The original script was a product of its time, featuring rampant sexism and blatant racism, most notably against two stowaway Asian characters. However, by working with script writers John Weidman and Timothy Crouse to make changes to the story and casting a company as diverse as it is talented, Arena made a clear attempt to steer away from the stigmas of the past. These efforts were a success, and we found ourselves laughing along rather than cringing in discomfort over the subplots of the show. The essence of the plot is still the same, following lovestruck Billy and his efforts to win the affection of the engaged Hope Harcourt on the SS American.
While each actor shined in their own right, a few performers were particularly adept. Soara-Joye Ross brought incredible vocal power and range to character Reno Sweeney, while Stephen DeRosa’s hilarious delivery of Moonface Martin’s one-liners showcased his expert comic timing. However, the most memorable (and cutest) actor of the show would have to be Maximilian, who adorably played the challenging role of dog Cheeky.

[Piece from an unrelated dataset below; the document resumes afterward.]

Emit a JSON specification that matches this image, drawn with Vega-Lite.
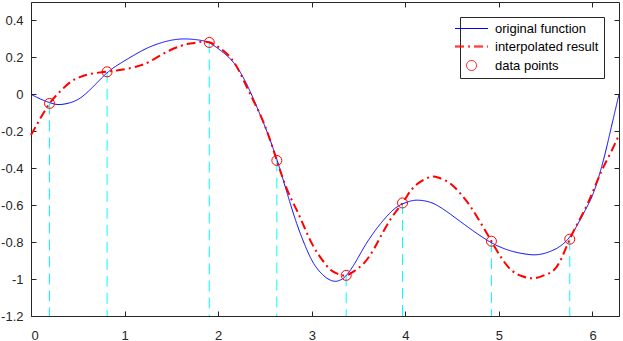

Although the skill of the cast was clear and filled our theatre-kid hearts with jealousy, the true stars of the production were those working behind the curtain. Costume designer Alejo Vietti brought the ‘30s to life with clothing reflective of the time. Color-coordinated sailor outfits were charming on female dancers, a stark contrast to the beautiful dresses worn by female love interest, Hope Harcourt, which accentuated her wealth and personality. The fun and bright costumes went hand-in-hand with Patrick Esse’s show-stealing choreography. Particularly impressive was the full cast tap number ending Act 1, as well as the Billy/Hope duet which was reminiscent of Fred Astaire and Ginger Rogers. It was flawlessly executed by Bleu, definitively proving that, yes, Chad Danforth can indeed dance.
“Anything Goes” runs through December 23, and students interested in attending can take advantage of Arena’s Pay-Your-Age program, which offers affordable tickets to patrons 30 years and younger. Complimentary tickets were provided to Jagwire reporters to watch the show and provide a review.